Exercise
Below is a listing to write out in full, exactly as given, without its pictures.
** START **
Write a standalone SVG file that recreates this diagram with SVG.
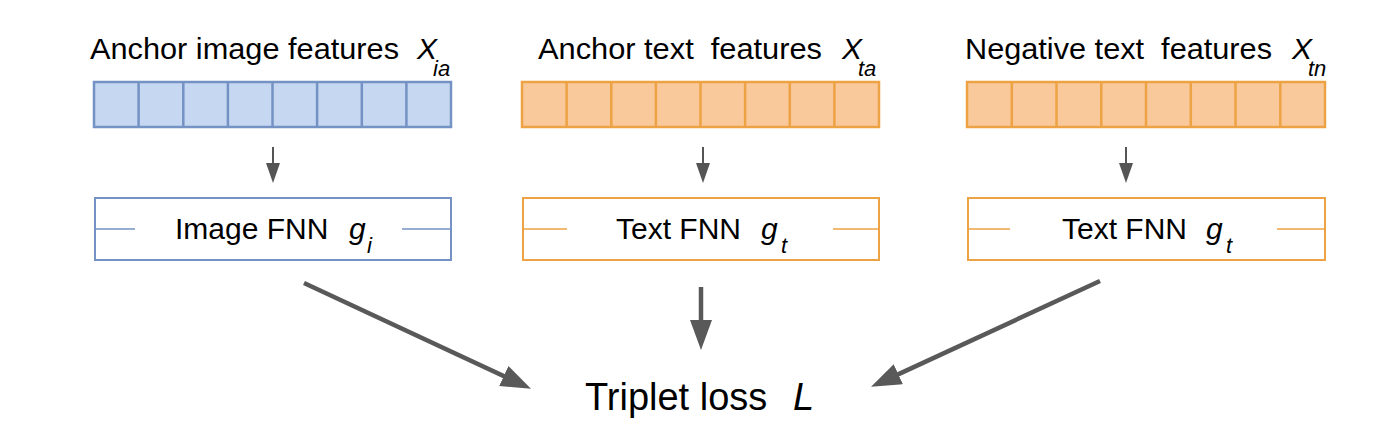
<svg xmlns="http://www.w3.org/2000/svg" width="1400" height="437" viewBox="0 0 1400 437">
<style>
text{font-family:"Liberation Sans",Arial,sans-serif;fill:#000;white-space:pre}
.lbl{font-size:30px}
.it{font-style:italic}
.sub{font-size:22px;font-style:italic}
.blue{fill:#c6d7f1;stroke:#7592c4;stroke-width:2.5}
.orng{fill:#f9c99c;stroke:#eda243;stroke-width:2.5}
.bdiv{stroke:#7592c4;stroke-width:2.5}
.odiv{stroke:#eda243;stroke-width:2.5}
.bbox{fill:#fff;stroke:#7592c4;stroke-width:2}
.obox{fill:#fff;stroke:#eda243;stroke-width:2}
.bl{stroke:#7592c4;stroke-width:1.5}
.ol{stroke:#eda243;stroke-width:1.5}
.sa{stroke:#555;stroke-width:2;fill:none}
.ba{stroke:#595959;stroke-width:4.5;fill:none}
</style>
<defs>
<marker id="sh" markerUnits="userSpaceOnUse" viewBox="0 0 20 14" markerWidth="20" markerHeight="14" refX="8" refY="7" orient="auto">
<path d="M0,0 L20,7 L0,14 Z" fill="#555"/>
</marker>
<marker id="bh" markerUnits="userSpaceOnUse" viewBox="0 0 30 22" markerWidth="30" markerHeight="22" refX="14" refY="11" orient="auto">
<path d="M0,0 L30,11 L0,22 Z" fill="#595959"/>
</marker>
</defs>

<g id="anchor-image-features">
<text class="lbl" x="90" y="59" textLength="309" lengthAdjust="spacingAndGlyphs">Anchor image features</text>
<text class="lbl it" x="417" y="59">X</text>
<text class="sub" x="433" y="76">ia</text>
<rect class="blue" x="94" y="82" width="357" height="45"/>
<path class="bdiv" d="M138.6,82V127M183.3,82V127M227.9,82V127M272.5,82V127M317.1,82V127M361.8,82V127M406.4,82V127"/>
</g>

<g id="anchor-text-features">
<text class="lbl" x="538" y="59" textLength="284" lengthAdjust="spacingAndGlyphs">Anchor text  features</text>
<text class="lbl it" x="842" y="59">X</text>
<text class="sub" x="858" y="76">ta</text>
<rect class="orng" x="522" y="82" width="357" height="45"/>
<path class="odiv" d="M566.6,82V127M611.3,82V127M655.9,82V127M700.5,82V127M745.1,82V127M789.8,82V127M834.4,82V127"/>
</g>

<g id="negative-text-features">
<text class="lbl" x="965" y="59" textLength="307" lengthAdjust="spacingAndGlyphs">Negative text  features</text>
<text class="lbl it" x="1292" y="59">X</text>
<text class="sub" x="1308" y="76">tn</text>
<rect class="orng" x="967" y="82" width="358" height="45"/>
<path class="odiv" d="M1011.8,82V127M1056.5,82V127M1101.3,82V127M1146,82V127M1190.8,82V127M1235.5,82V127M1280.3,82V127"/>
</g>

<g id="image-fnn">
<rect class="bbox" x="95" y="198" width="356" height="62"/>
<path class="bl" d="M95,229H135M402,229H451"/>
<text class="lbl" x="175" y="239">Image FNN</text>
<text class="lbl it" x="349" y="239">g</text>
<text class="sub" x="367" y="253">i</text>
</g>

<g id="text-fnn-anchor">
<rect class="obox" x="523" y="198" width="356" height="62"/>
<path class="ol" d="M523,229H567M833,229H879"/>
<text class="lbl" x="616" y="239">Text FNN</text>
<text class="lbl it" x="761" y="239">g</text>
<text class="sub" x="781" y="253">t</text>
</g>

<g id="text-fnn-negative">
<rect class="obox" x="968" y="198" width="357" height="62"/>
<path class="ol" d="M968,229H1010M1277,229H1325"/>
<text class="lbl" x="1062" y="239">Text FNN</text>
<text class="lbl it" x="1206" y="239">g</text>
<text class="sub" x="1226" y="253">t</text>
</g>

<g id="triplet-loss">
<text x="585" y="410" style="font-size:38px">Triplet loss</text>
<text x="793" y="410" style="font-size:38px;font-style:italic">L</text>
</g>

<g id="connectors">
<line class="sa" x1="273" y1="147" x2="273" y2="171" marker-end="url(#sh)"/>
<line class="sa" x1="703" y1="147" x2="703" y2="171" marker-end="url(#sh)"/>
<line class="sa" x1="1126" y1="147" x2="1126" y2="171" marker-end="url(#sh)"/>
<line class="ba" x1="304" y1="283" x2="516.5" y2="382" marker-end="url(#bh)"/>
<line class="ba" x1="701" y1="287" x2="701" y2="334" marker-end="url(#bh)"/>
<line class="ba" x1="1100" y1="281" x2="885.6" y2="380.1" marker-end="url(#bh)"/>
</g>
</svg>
** END **
Exercise response
Write a standalone SVG file that recreates this diagram with SVG.
<svg xmlns="http://www.w3.org/2000/svg" width="1400" height="437" viewBox="0 0 1400 437">
<style>
text{font-family:"Liberation Sans",Arial,sans-serif;fill:#000;white-space:pre}
.lbl{font-size:30px}
.it{font-style:italic}
.sub{font-size:22px;font-style:italic}
.blue{fill:#c6d7f1;stroke:#7592c4;stroke-width:2.5}
.orng{fill:#f9c99c;stroke:#eda243;stroke-width:2.5}
.bdiv{stroke:#7592c4;stroke-width:2.5}
.odiv{stroke:#eda243;stroke-width:2.5}
.bbox{fill:#fff;stroke:#7592c4;stroke-width:2}
.obox{fill:#fff;stroke:#eda243;stroke-width:2}
.bl{stroke:#7592c4;stroke-width:1.5}
.ol{stroke:#eda243;stroke-width:1.5}
.sa{stroke:#555;stroke-width:2;fill:none}
.ba{stroke:#595959;stroke-width:4.5;fill:none}
</style>
<defs>
<marker id="sh" markerUnits="userSpaceOnUse" viewBox="0 0 20 14" markerWidth="20" markerHeight="14" refX="8" refY="7" orient="auto">
<path d="M0,0 L20,7 L0,14 Z" fill="#555"/>
</marker>
<marker id="bh" markerUnits="userSpaceOnUse" viewBox="0 0 30 22" markerWidth="30" markerHeight="22" refX="14" refY="11" orient="auto">
<path d="M0,0 L30,11 L0,22 Z" fill="#595959"/>
</marker>
</defs>

<g id="anchor-image-features">
<text class="lbl" x="90" y="59" textLength="309" lengthAdjust="spacingAndGlyphs">Anchor image features</text>
<text class="lbl it" x="417" y="59">X</text>
<text class="sub" x="433" y="76">ia</text>
<rect class="blue" x="94" y="82" width="357" height="45"/>
<path class="bdiv" d="M138.6,82V127M183.3,82V127M227.9,82V127M272.5,82V127M317.1,82V127M361.8,82V127M406.4,82V127"/>
</g>

<g id="anchor-text-features">
<text class="lbl" x="538" y="59" textLength="284" lengthAdjust="spacingAndGlyphs">Anchor text  features</text>
<text class="lbl it" x="842" y="59">X</text>
<text class="sub" x="858" y="76">ta</text>
<rect class="orng" x="522" y="82" width="357" height="45"/>
<path class="odiv" d="M566.6,82V127M611.3,82V127M655.9,82V127M700.5,82V127M745.1,82V127M789.8,82V127M834.4,82V127"/>
</g>

<g id="negative-text-features">
<text class="lbl" x="965" y="59" textLength="307" lengthAdjust="spacingAndGlyphs">Negative text  features</text>
<text class="lbl it" x="1292" y="59">X</text>
<text class="sub" x="1308" y="76">tn</text>
<rect class="orng" x="967" y="82" width="358" height="45"/>
<path class="odiv" d="M1011.8,82V127M1056.5,82V127M1101.3,82V127M1146,82V127M1190.8,82V127M1235.5,82V127M1280.3,82V127"/>
</g>

<g id="image-fnn">
<rect class="bbox" x="95" y="198" width="356" height="62"/>
<path class="bl" d="M95,229H135M402,229H451"/>
<text class="lbl" x="175" y="239">Image FNN</text>
<text class="lbl it" x="349" y="239">g</text>
<text class="sub" x="367" y="253">i</text>
</g>

<g id="text-fnn-anchor">
<rect class="obox" x="523" y="198" width="356" height="62"/>
<path class="ol" d="M523,229H567M833,229H879"/>
<text class="lbl" x="616" y="239">Text FNN</text>
<text class="lbl it" x="761" y="239">g</text>
<text class="sub" x="781" y="253">t</text>
</g>

<g id="text-fnn-negative">
<rect class="obox" x="968" y="198" width="357" height="62"/>
<path class="ol" d="M968,229H1010M1277,229H1325"/>
<text class="lbl" x="1062" y="239">Text FNN</text>
<text class="lbl it" x="1206" y="239">g</text>
<text class="sub" x="1226" y="253">t</text>
</g>

<g id="triplet-loss">
<text x="585" y="410" style="font-size:38px">Triplet loss</text>
<text x="793" y="410" style="font-size:38px;font-style:italic">L</text>
</g>

<g id="connectors">
<line class="sa" x1="273" y1="147" x2="273" y2="171" marker-end="url(#sh)"/>
<line class="sa" x1="703" y1="147" x2="703" y2="171" marker-end="url(#sh)"/>
<line class="sa" x1="1126" y1="147" x2="1126" y2="171" marker-end="url(#sh)"/>
<line class="ba" x1="304" y1="283" x2="516.5" y2="382" marker-end="url(#bh)"/>
<line class="ba" x1="701" y1="287" x2="701" y2="334" marker-end="url(#bh)"/>
<line class="ba" x1="1100" y1="281" x2="885.6" y2="380.1" marker-end="url(#bh)"/>
</g>
</svg>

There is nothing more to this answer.